Arriving at the bluffs of the Pittsburg Landing, I tried to get the whole battery in the best possible condition again and succeeded, by dismounting and changing pieces to get five pieces in good shape at least able to open fire again. Our batteries now took their posts in order to repulse the expected attack of the last position; we located our five pieces, together with Marllgrafs Eighth Ohio Battery on a hill commanding a large ravine and subjecting the enemy to a cross fire of eleven pieces in case of an attack. General Buell’s forces had by this time arrived on the opposite side of the river and commenced crossing over. This caused great rejoicing and inspired the men for the coming struggle. The rebels knew that this last attack would decide the day, and at about six o’clock in the evening opened fire on us again. I had just come over to the centre to ascertain the position of our forces, in order to render our fire more effectively. When the enemies shells commenced flying over our heads in the direction of the river and a few moments afterwards the pieces of the First Minnesota Battery joined in such a cannonade as has never been witnessed on this continent. It was really majestic, and no army would have been able to take that position. General Beauregard had found out by this time that he could not water his horse in the Tennessee river that evening and fell back to our camps just after dark. A heavy rain storm had drenched us thoroughly during Sunday night yet the Minnesota Battery was ready for another trial and being without an immediate commander (as General Prentiss had been taken prisoner) I reported to General Grant who learning our position ordered me to keep the same until further orders and as Monday’s fight was mostly done by General Buells forces who had been crossing all night and steadily poured in, we remained there until we were removed to our old camp again.
Our boys have behaved nobly and I am satisfied they have shown themselves worthy of their state and people. I add, Minnesota was the first to volunteer its men for service. In most critical moments of that bloody day they exhibited an astonishing coolness and bravery. Even with their numbers diminished they served their guns like old soldier, and while many batteries lost part or all of their pieces, we have satisfaction that we have brought out every piece that was brought into the conflict.

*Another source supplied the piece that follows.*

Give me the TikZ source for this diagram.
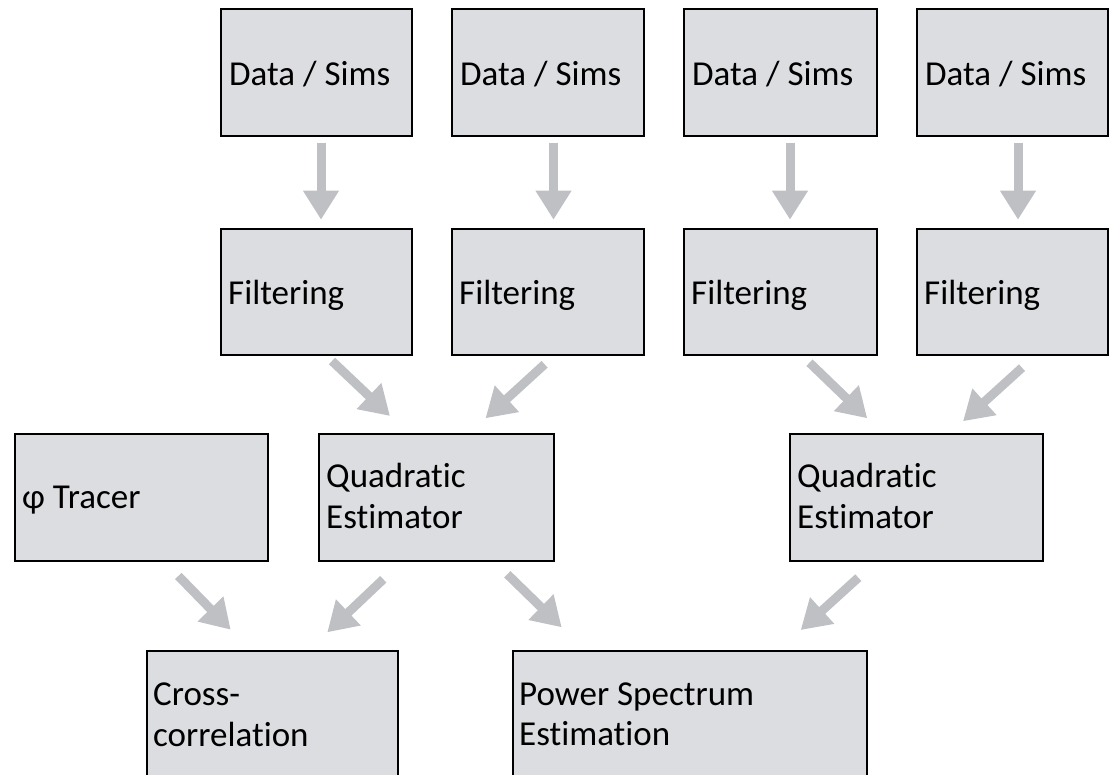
\documentclass[tikz,border=0pt]{standalone}
\usepackage{fontspec}
\setmainfont{Carlito}[Ligatures={NoCommon}]
\usetikzlibrary{arrows.meta,calc}
\definecolor{boxfill}{RGB}{220,221,224}
\definecolor{arrowgray}{RGB}{191,192,196}
\tikzset{
  box/.style={draw=black, line width=2pt, fill=boxfill, rectangle, inner sep=0pt},
  txt/.style={inner sep=0pt, anchor=base west, font=\fontsize{35}{41}\selectfont},
  flow/.style={draw=arrowgray, line width=9pt, -{Triangle[length=29pt,width=34pt]}}
}
\begin{document}
\begin{tikzpicture}[x=1pt,y=-1pt]
\useasboundingbox (0,0) rectangle (1111,774);
\clip (0,0) rectangle (1111,774);
% Data row
\node[box, minimum width=191pt, minimum height=127pt] (d1) at (316.5,72.5) {};
\node[box, minimum width=192pt, minimum height=127pt] (d2) at (548,72.5) {};
\node[box, minimum width=193pt, minimum height=127pt] (d3) at (780.5,72.5) {};
\node[box, minimum width=191pt, minimum height=127pt] (d4) at (1012.5,72.5) {};
% Filter row
\node[box, minimum width=191pt, minimum height=126pt] (f1) at (316.5,292) {};
\node[box, minimum width=192pt, minimum height=126pt] (f2) at (548,292) {};
\node[box, minimum width=193pt, minimum height=126pt] (f3) at (780.5,292) {};
\node[box, minimum width=191pt, minimum height=126pt] (f4) at (1012.5,292) {};
% Third row
\node[box, minimum width=253pt, minimum height=126.7pt] (tr) at (141.5,497.3) {};
\node[box, minimum width=235pt, minimum height=126.7pt] (qe1) at (436.5,497.3) {};
\node[box, minimum width=253pt, minimum height=126.7pt] (qe2) at (916.5,497.3) {};
% Bottom row
\node[box, minimum width=251pt, minimum height=149pt] (cc) at (272.5,725.5) {};
\node[box, minimum width=353.5pt, minimum height=149pt] (ps) at (689.75,725.5) {};
% Labels
\foreach \n in {d1,d2,d3,d4}{
  \node[txt] (\n-t) at ($(\n.north west)+(9,77.7)$) {Data / Sims};
}
\foreach \n in {f1,f2,f3,f4}{
  \node[txt] (\n-t) at ($(\n.north west)+(8,76)$) {Filtering};
}
\node[txt] (tr-t) at ($(tr.north west)+(8,76)$) {φ Tracer};
\node[txt] (qe1-a) at ($(qe1.north west)+(8,54.3)$) {Quadratic};
\node[txt] (qe1-b) at ($(qe1.north west)+(8,96)$) {Estimator};
\node[txt] (qe2-a) at ($(qe2.north west)+(8,54.3)$) {Quadratic};
\node[txt] (qe2-b) at ($(qe2.north west)+(8,96)$) {Estimator};
\node[txt] (cc-a) at ($(cc.north west)+(7,55.7)$) {Cross-};
\node[txt] (cc-b) at ($(cc.north west)+(7,96.3)$) {correlation};
\node[txt] (ps-a) at ($(ps.north west)+(7,55.7)$) {Power Spectrum};
\node[txt] (ps-b) at ($(ps.north west)+(7,95.7)$) {Estimation};
% Vertical arrows
\draw[flow] ($(d1.south)+(4.5,5.7)$) -- ($(f1.north)+(4.5,-8.3)$);
\draw[flow] ($(d2.south)+(5.5,5.7)$) -- ($(f2.north)+(5.5,-8.3)$);
\draw[flow] ($(d3.south)+(9.5,5.7)$) -- ($(f3.north)+(9.5,-8.3)$);
\draw[flow] ($(d4.south)+(5.5,5.7)$) -- ($(f4.north)+(5.5,-8.3)$);
% Diagonal arrows into quadratic estimators
\draw[flow] ($(f1.south)+(15.5,5)$) -- ($(qe1.north west)+(72,-17)$);
\draw[flow] ($(f2.south)+(-3.4,8.3)$) -- ($(qe1.north west)+(167.5,-14.7)$);
\draw[flow] ($(f3.south)+(29,6.7)$) -- ($(qe2.north west)+(78.2,-14.7)$);
\draw[flow] ($(f4.south)+(9.5,11.7)$) -- ($(qe2.north west)+(174,-11.7)$);
% Arrows into bottom row
\draw[flow] ($(tr.south)+(36.8,14.3)$) -- ($(cc.north west)+(84.7,-20.3)$);
\draw[flow] ($(qe1.south)+(-53.2,17.6)$) -- ($(cc.north west)+(181.3,-17.7)$);
\draw[flow] ($(qe1.south)+(70.8,12.6)$) -- ($(ps.north west)+(49.7,-22.7)$);
\draw[flow] ($(qe2.south)+(-58.2,16)$) -- ($(ps.north west)+(288.7,-20)$);
\end{tikzpicture}
\end{document}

As the attack was so unexpected our baggage teams had been lost almost everything in our possession for the whole camp was thoroughly plundered on Sunday night. The newspapers will have so much to say about the battle of Pittsburg that it is unnecessarily for me to add much more. I will only state in regard to the killed and wounded that from what I have seen, the number of killed and wounded on both sides cannot be less than 10000.